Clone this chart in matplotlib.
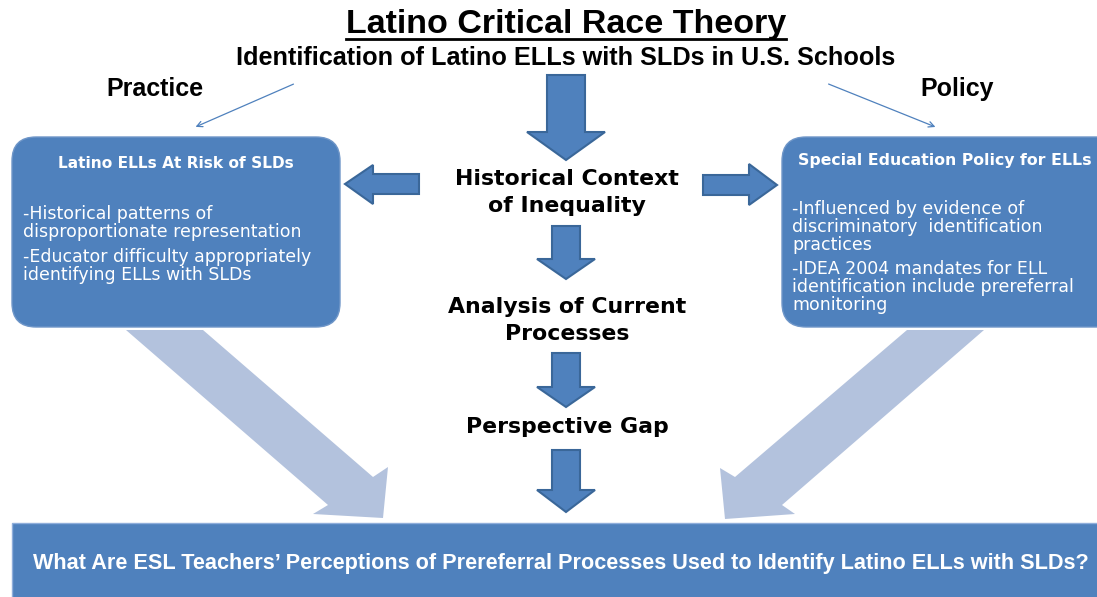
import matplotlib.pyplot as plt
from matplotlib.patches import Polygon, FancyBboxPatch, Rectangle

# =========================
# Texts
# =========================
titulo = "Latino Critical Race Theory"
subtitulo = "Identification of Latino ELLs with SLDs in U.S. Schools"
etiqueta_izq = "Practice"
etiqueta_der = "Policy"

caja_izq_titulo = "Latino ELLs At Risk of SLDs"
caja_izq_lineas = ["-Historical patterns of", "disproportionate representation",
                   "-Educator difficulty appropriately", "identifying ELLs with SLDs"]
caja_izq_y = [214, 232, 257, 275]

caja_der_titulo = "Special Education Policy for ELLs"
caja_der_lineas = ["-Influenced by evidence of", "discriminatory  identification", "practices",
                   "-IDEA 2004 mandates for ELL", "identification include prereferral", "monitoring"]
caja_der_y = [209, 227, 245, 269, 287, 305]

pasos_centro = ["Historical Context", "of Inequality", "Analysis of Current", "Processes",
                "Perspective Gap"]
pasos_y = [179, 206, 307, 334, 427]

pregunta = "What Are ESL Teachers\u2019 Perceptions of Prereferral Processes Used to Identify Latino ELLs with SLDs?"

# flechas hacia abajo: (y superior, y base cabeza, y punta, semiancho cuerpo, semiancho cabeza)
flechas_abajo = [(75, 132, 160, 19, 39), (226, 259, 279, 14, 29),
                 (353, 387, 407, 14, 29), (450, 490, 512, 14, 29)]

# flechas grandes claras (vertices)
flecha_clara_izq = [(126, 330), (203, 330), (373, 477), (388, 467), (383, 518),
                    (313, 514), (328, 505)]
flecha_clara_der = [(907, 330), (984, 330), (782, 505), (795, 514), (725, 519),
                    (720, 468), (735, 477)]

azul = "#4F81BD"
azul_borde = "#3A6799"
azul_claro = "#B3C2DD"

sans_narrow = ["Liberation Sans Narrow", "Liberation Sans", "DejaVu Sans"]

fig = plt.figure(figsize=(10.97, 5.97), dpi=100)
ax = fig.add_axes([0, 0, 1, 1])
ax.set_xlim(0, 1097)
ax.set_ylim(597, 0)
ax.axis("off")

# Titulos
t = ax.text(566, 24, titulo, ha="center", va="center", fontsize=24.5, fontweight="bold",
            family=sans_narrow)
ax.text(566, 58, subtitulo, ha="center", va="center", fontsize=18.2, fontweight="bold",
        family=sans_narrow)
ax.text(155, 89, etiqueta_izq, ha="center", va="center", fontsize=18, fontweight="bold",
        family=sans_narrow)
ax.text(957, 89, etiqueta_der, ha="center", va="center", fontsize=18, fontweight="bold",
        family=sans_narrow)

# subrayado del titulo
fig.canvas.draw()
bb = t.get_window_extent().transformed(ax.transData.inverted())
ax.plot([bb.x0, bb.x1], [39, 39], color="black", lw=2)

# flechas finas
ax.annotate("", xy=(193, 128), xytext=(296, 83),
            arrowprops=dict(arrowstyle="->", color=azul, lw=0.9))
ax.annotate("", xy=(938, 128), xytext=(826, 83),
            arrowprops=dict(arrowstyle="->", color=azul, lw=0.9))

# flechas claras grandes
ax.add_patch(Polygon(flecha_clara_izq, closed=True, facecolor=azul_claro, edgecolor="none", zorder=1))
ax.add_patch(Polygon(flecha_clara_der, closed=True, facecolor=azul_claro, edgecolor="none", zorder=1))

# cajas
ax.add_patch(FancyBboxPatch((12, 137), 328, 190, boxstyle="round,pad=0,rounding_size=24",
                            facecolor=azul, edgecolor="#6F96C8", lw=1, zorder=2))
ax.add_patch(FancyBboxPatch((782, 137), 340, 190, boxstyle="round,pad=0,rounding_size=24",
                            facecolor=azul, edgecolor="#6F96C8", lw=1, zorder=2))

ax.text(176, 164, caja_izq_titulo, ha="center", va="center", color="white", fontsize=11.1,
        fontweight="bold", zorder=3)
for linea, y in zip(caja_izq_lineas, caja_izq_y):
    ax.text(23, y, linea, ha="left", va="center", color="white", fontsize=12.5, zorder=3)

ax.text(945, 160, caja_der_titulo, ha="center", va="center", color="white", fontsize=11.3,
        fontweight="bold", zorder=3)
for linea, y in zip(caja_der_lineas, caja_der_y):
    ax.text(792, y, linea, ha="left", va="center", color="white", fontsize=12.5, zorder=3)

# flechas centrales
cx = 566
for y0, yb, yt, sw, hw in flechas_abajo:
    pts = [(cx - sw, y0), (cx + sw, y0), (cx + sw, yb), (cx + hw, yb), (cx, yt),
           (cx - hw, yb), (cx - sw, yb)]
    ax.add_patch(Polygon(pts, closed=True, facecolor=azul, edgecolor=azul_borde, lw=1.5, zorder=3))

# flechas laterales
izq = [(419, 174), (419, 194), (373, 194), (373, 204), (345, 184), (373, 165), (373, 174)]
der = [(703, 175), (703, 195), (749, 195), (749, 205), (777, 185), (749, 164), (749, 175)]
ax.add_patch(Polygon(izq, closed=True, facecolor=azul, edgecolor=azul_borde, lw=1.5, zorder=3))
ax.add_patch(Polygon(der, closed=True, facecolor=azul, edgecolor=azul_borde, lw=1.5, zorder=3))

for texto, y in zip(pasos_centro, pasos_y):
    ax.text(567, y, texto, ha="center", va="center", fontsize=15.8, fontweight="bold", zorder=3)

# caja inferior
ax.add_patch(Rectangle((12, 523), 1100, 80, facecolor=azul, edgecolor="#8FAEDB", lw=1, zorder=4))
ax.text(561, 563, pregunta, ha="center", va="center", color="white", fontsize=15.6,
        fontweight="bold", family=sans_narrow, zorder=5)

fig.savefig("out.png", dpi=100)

# # # # # # #

- _What you have to do_: Without the pictures, copy the material exactly as given.

- _Solution to this problem_:
Clone this chart in matplotlib.
import matplotlib.pyplot as plt
from matplotlib.patches import Polygon, FancyBboxPatch, Rectangle

# =========================
# Texts
# =========================
titulo = "Latino Critical Race Theory"
subtitulo = "Identification of Latino ELLs with SLDs in U.S. Schools"
etiqueta_izq = "Practice"
etiqueta_der = "Policy"

caja_izq_titulo = "Latino ELLs At Risk of SLDs"
caja_izq_lineas = ["-Historical patterns of", "disproportionate representation",
                   "-Educator difficulty appropriately", "identifying ELLs with SLDs"]
caja_izq_y = [214, 232, 257, 275]

caja_der_titulo = "Special Education Policy for ELLs"
caja_der_lineas = ["-Influenced by evidence of", "discriminatory  identification", "practices",
                   "-IDEA 2004 mandates for ELL", "identification include prereferral", "monitoring"]
caja_der_y = [209, 227, 245, 269, 287, 305]

pasos_centro = ["Historical Context", "of Inequality", "Analysis of Current", "Processes",
                "Perspective Gap"]
pasos_y = [179, 206, 307, 334, 427]

pregunta = "What Are ESL Teachers\u2019 Perceptions of Prereferral Processes Used to Identify Latino ELLs with SLDs?"

# flechas hacia abajo: (y superior, y base cabeza, y punta, semiancho cuerpo, semiancho cabeza)
flechas_abajo = [(75, 132, 160, 19, 39), (226, 259, 279, 14, 29),
                 (353, 387, 407, 14, 29), (450, 490, 512, 14, 29)]

# flechas grandes claras (vertices)
flecha_clara_izq = [(126, 330), (203, 330), (373, 477), (388, 467), (383, 518),
                    (313, 514), (328, 505)]
flecha_clara_der = [(907, 330), (984, 330), (782, 505), (795, 514), (725, 519),
                    (720, 468), (735, 477)]

azul = "#4F81BD"
azul_borde = "#3A6799"
azul_claro = "#B3C2DD"

sans_narrow = ["Liberation Sans Narrow", "Liberation Sans", "DejaVu Sans"]

fig = plt.figure(figsize=(10.97, 5.97), dpi=100)
ax = fig.add_axes([0, 0, 1, 1])
ax.set_xlim(0, 1097)
ax.set_ylim(597, 0)
ax.axis("off")

# Titulos
t = ax.text(566, 24, titulo, ha="center", va="center", fontsize=24.5, fontweight="bold",
            family=sans_narrow)
ax.text(566, 58, subtitulo, ha="center", va="center", fontsize=18.2, fontweight="bold",
        family=sans_narrow)
ax.text(155, 89, etiqueta_izq, ha="center", va="center", fontsize=18, fontweight="bold",
        family=sans_narrow)
ax.text(957, 89, etiqueta_der, ha="center", va="center", fontsize=18, fontweight="bold",
        family=sans_narrow)

# subrayado del titulo
fig.canvas.draw()
bb = t.get_window_extent().transformed(ax.transData.inverted())
ax.plot([bb.x0, bb.x1], [39, 39], color="black", lw=2)

# flechas finas
ax.annotate("", xy=(193, 128), xytext=(296, 83),
            arrowprops=dict(arrowstyle="->", color=azul, lw=0.9))
ax.annotate("", xy=(938, 128), xytext=(826, 83),
            arrowprops=dict(arrowstyle="->", color=azul, lw=0.9))

# flechas claras grandes
ax.add_patch(Polygon(flecha_clara_izq, closed=True, facecolor=azul_claro, edgecolor="none", zorder=1))
ax.add_patch(Polygon(flecha_clara_der, closed=True, facecolor=azul_claro, edgecolor="none", zorder=1))

# cajas
ax.add_patch(FancyBboxPatch((12, 137), 328, 190, boxstyle="round,pad=0,rounding_size=24",
                            facecolor=azul, edgecolor="#6F96C8", lw=1, zorder=2))
ax.add_patch(FancyBboxPatch((782, 137), 340, 190, boxstyle="round,pad=0,rounding_size=24",
                            facecolor=azul, edgecolor="#6F96C8", lw=1, zorder=2))

ax.text(176, 164, caja_izq_titulo, ha="center", va="center", color="white", fontsize=11.1,
        fontweight="bold", zorder=3)
for linea, y in zip(caja_izq_lineas, caja_izq_y):
    ax.text(23, y, linea, ha="left", va="center", color="white", fontsize=12.5, zorder=3)

ax.text(945, 160, caja_der_titulo, ha="center", va="center", color="white", fontsize=11.3,
        fontweight="bold", zorder=3)
for linea, y in zip(caja_der_lineas, caja_der_y):
    ax.text(792, y, linea, ha="left", va="center", color="white", fontsize=12.5, zorder=3)

# flechas centrales
cx = 566
for y0, yb, yt, sw, hw in flechas_abajo:
    pts = [(cx - sw, y0), (cx + sw, y0), (cx + sw, yb), (cx + hw, yb), (cx, yt),
           (cx - hw, yb), (cx - sw, yb)]
    ax.add_patch(Polygon(pts, closed=True, facecolor=azul, edgecolor=azul_borde, lw=1.5, zorder=3))

# flechas laterales
izq = [(419, 174), (419, 194), (373, 194), (373, 204), (345, 184), (373, 165), (373, 174)]
der = [(703, 175), (703, 195), (749, 195), (749, 205), (777, 185), (749, 164), (749, 175)]
ax.add_patch(Polygon(izq, closed=True, facecolor=azul, edgecolor=azul_borde, lw=1.5, zorder=3))
ax.add_patch(Polygon(der, closed=True, facecolor=azul, edgecolor=azul_borde, lw=1.5, zorder=3))

for texto, y in zip(pasos_centro, pasos_y):
    ax.text(567, y, texto, ha="center", va="center", fontsize=15.8, fontweight="bold", zorder=3)

# caja inferior
ax.add_patch(Rectangle((12, 523), 1100, 80, facecolor=azul, edgecolor="#8FAEDB", lw=1, zorder=4))
ax.text(561, 563, pregunta, ha="center", va="center", color="white", fontsize=15.6,
        fontweight="bold", family=sans_narrow, zorder=5)

fig.savefig("out.png", dpi=100)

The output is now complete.